Mucin-Type O-Glycosylation Proximal to β-Secretase Cleavage Site Affects APP Processing and Aggregation Fate

Abstract

The amyloid-β precursor protein (APP) undergoes proteolysis by β- and γ-secretases to form amyloid-β peptides (Aβ), which is a hallmark of Alzheimer’s disease (AD). Recent findings suggest a possible role of O-glycosylation on APP’s proteolytic processing and subsequent fate for AD-related pathology. We have previously reported that Tyr681-O-glycosylation and the Swedish mutation accelerate cleavage of APP model glycopeptides by β-secretase (amyloidogenic pathway) more than α-secretase (non-amyloidogenic pathway).
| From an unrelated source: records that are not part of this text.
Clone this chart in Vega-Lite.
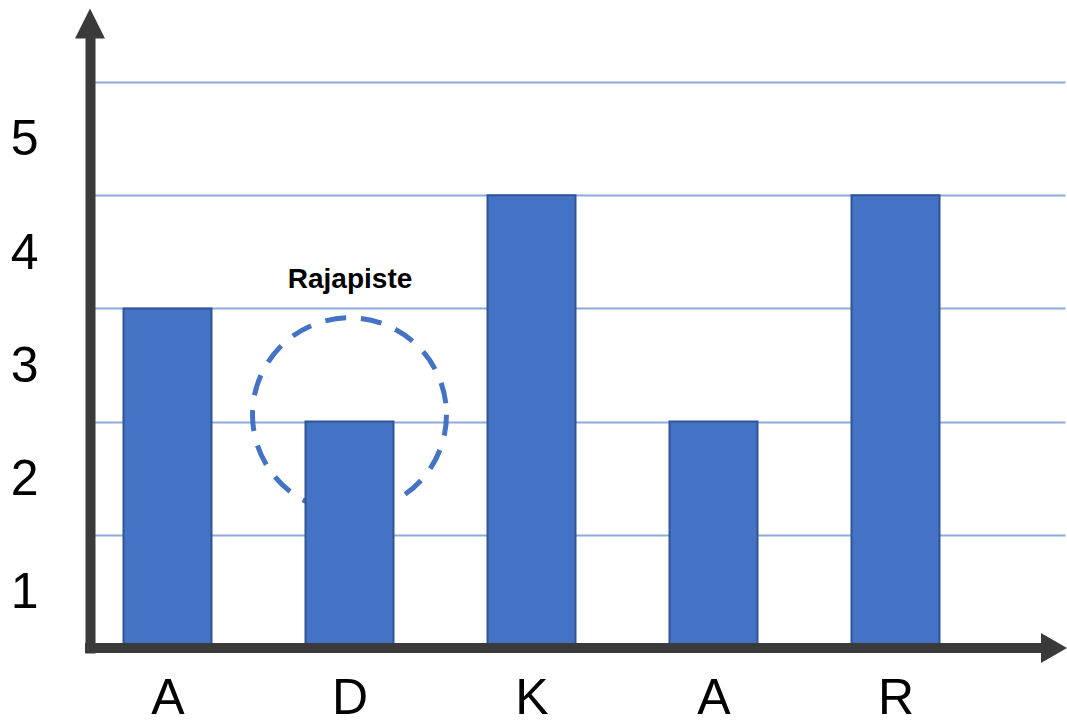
{
  "$schema": "https://vega.github.io/schema/vega-lite/v6.json",
  "width": 975,
  "height": 618,
  "autosize": "none",
  "padding": {"left": 90, "top": 30, "right": 2, "bottom": 74},
  "background": "white",
  "config": {
    "view": {"stroke": null},
    "font": "Liberation Sans"
  },
  "layer": [
    {
      "description": "Dashed ring around the border point",
      "data": {"values": [{"x": 2.0, "y": 2.06}]},
      "mark": {
        "type": "point",
        "shape": "circle",
        "filled": false,
        "opacity": 1,
        "size": 37636,
        "stroke": "#4472C4",
        "strokeWidth": 5,
        "strokeDash": [21, 15]
      },
      "encoding": {
        "x": {"field": "x", "type": "quantitative"},
        "y": {"field": "y", "type": "quantitative"}
      }
    },
    {
      "data": {
        "values": [
          {"pos": 1, "letter": "A", "value": 3},
          {"pos": 2, "letter": "D", "value": 2},
          {"pos": 3, "letter": "K", "value": 4},
          {"pos": 4, "letter": "A", "value": 2},
          {"pos": 5, "letter": "R", "value": 4}
        ]
      },
      "mark": {
        "type": "bar",
        "size": 88,
        "color": "#4472C4",
        "stroke": "#2F5597",
        "strokeWidth": 2
      },
      "encoding": {
        "x": {
          "field": "pos",
          "type": "quantitative",
          "scale": {"domain": [0.5742, 5.9313], "nice": false, "zero": false, "padding": 0},
          "axis": {
            "title": null,
            "values": [1, 2, 3, 4, 5],
            "labelExpr": "['', 'A', 'D', 'K', 'A', 'R'][datum.value]",
            "domain": false,
            "ticks": false,
            "grid": false,
            "labelFontSize": 50,
            "labelColor": "#000000",
            "labelPadding": 25,
            "labelFlush": false,
            "labelOverlap": false
          }
        },
        "y": {
          "field": "value",
          "type": "quantitative",
          "scale": {"domain": [0, 5.459], "nice": false, "padding": 0},
          "axis": {
            "title": null,
            "values": [1, 2, 3, 4, 5],
            "format": "d",
            "domain": true,
            "domainColor": "#3a3a3a",
            "domainWidth": 10,
            "domainCap": "square",
            "ticks": false,
            "tickSize": 0,
            "grid": true,
            "gridColor": "#8EAADB",
            "gridWidth": 2,
            "labelFontSize": 50,
            "labelColor": "#000000",
            "labelPadding": 52,
            "labelOffset": 58,
            "labelBaseline": "middle",
            "labelFlush": false,
            "labelOverlap": false
          }
        }
      }
    },
    {
      "description": "Horizontal axis line",
      "data": {"values": [{"x": 0.5742, "x2": 5.8214, "y": 0}]},
      "mark": {"type": "rule", "color": "#3a3a3a", "strokeWidth": 10, "strokeCap": "square"},
      "encoding": {
        "x": {"field": "x", "type": "quantitative"},
        "x2": {"field": "x2"},
        "y": {"field": "y", "type": "quantitative"}
      }
    },
    {
      "description": "Arrowhead on the vertical axis",
      "data": {"values": [{"x": 0.5742, "y": 5.517}]},
      "mark": {
        "type": "point",
        "shape": "M0,-1L1,1L-1,1Z",
        "filled": true,
        "opacity": 1,
        "size": 900,
        "color": "#3a3a3a"
      },
      "encoding": {
        "x": {"field": "x", "type": "quantitative"},
        "y": {"field": "y", "type": "quantitative"}
      }
    },
    {
      "description": "Arrowhead on the horizontal axis",
      "data": {"values": [{"x": 5.871, "y": 0}]},
      "mark": {
        "type": "point",
        "shape": "M-0.87,-1L0.87,0L-0.87,1Z",
        "filled": true,
        "opacity": 1,
        "size": 900,
        "color": "#3a3a3a"
      },
      "encoding": {
        "x": {"field": "x", "type": "quantitative"},
        "y": {"field": "y", "type": "quantitative"}
      }
    },
    {
      "data": {"values": [{"x": 2.003, "y": 3.18, "label": "Rajapiste"}]},
      "mark": {
        "type": "text",
        "fontSize": 28,
        "fontWeight": "bold",
        "color": "#000000",
        "align": "center",
        "baseline": "alphabetic"
      },
      "encoding": {
        "x": {"field": "x", "type": "quantitative"},
        "y": {"field": "y", "type": "quantitative"},
        "text": {"field": "label"}
      }
    }
  ]
}
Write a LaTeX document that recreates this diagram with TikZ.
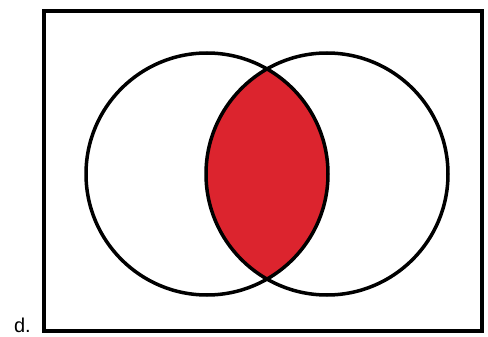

Therefore, to further our studies, we have synthesized additional native and Swedish-mutated (glyco)peptides with O-GalNAc moiety on Thr663 and/or Ser667 to explore the role of glycosylation on conformation, secretase activity, and aggregation kinetics of Aβ40. Our results show that conformation is strongly dependent on external conditions such as buffer ions and solvent polarity as well as internal modifications of (glyco)peptides such as length, O-glycosylation, and Swedish mutation. Furthermore, the level of β-secretase activity significantly increases for the glycopeptides containing the Swedish mutation compared to their nonglycosylated and native counterparts. Lastly, the glycopeptides impact the kinetics of Aβ40 aggregation by significantly increasing the lag phase and delaying aggregation onset, however, this effect is less pronounced for its Swedish-mutated counterparts. In conclusion, our results confirm that the Swedish mutation and/or O-glycosylation can render APP model glycopeptides more susceptible to cleavage by β-secretase. In addition, this study sheds new light on the possible role of glycosylation and/or glycan density on the rate of Aβ40 aggregation.